Saving on Shopping


In a bid to put some of my knowledge of the financial industry to good, practical use, I’ve devised some handy hints and tips you can use to save big on shopping. Shopping in some or other form pretty much rules our entire lives, so you might as well master the art of doing it right. My touching on how to do it right swiftly brings into focus the first of these handy hints, which is determining the purpose of shopping. Why do you buy the stuff you buy? Why do you spend money on whatever it is you do indeed spend money on?

Saving on shopping

Determining the purpose of a purchase

The key to saving on your shopping resides in your ability to separate value from price. If you have an itch to buy something then that inkling to make a purchase is probably driven by frivolity. The guys might be happy to learn that when we take forever having disappeared into some shopping mall somewhere, it doesn’t always mean we’re looking to buy every single thing on the shelves on impulse. Sure, we’ll perhaps always have to deal with the “But how many shoes and handbags do you have?” question, but it really isn’t always about impulse-buying. Sometimes we disappear for hours while shopping because we’re hunting the best deal, comparing and contrasting prices against the value offered.

Every time you feel you want to buy something, ask yourself one question – “Why do I want to buy this?”

There’s also nothing wrong with spoiling yourself and spending your hard-earned money on things you want in addition to the things you need. The aim is just not to spend aimlessly – not to spend more money than the value you get. Just because something is indicated to be part of a 70% off sale, it doesn’t mean you suddenly have to have it and in actual fact it doesn’t necessarily mean you would have really paid 70% more for it.

The most profound reason as to why it’s important to determine the purpose of a purchase as a means through which to save on shopping though is that of the fact that you can subsequently apply some smarts. For instance, if I’m a web developer, just for example, and I’d surely love the latest design in a certain designer hand-bag, paying an arm and a leg and then having to deal with the debt-repayment consequences thereof is probably not the smartest route to take when I could rather perhaps offer up my services as a web developer to the designer or retailer in exchange for that item I so badly want.

When you know the purpose of a purchase then you give yourself a great base from which to save big on shopping.

Segmenting purchases – urgent and non-urgent purchases

This applies mostly to those things in your life which you purchase regularly, but either way it’s important to segment your purchases. Differentiate between urgent purchases and those which you can wait a while for. This is one of the easiest and oldest tricks in the book to deploy in order to amass some of the biggest savings which are essentially up for grabs to anyone who makes the effort to bide their time.

Do you really need to stand in line, camping outside the store so that you can be one of the first people to get your hands on the new iPhone, for example?

Saving on shopping

Mastering the art of finding the best deals

Mix and match it up with your shopping sources and you’re halfway towards mastering the art of uncovering the best deal.
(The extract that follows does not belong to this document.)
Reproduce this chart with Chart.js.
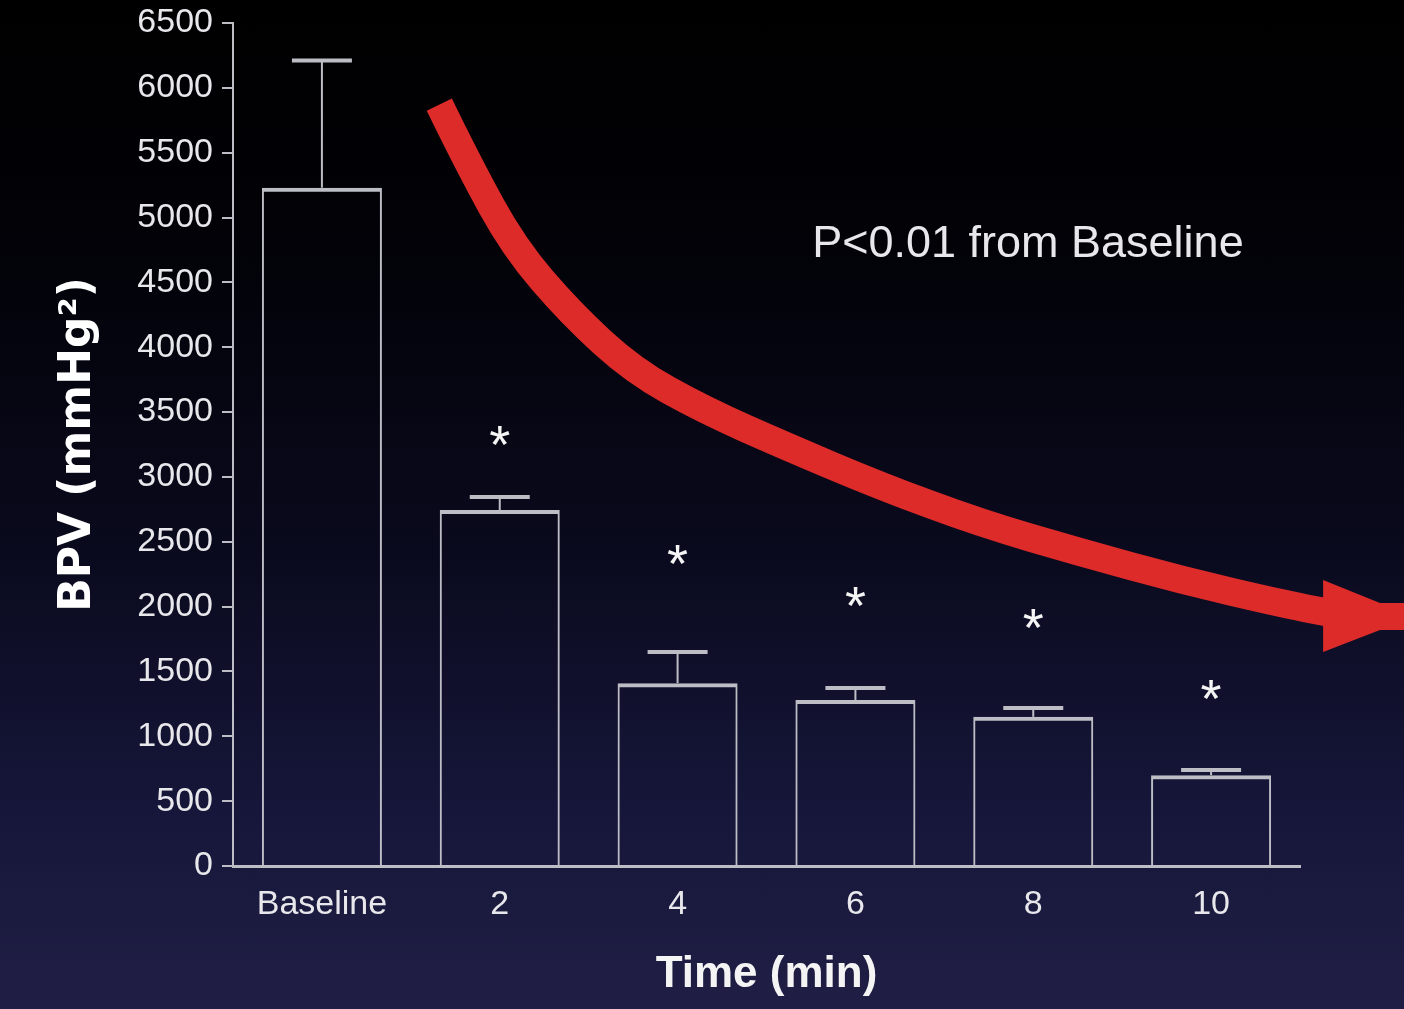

By mix and matching it up I’m referring to browsing both physically and online and I really never thought the day would come when some of us do most if not all of our shopping online. Sometimes there are great deals to be had in-store, especially when it comes to consumer goods like electronics and fashion, but on the other hand browsing online to do price comparisons and to check out reviews alongside browsing the best deals is made quicker by virtue of the fact that it’s all done with the click of a mouse button.

If you use deals sites to find the best deals then signup as a member, but make sure to check those same sites using a different device with which you haven’t signed up. The reason for this is that sometimes the vendors use cookies to determine whether or not you’re a proven buyer, in which case they first hit you with higher offers before giving you some of the better deals as you want them.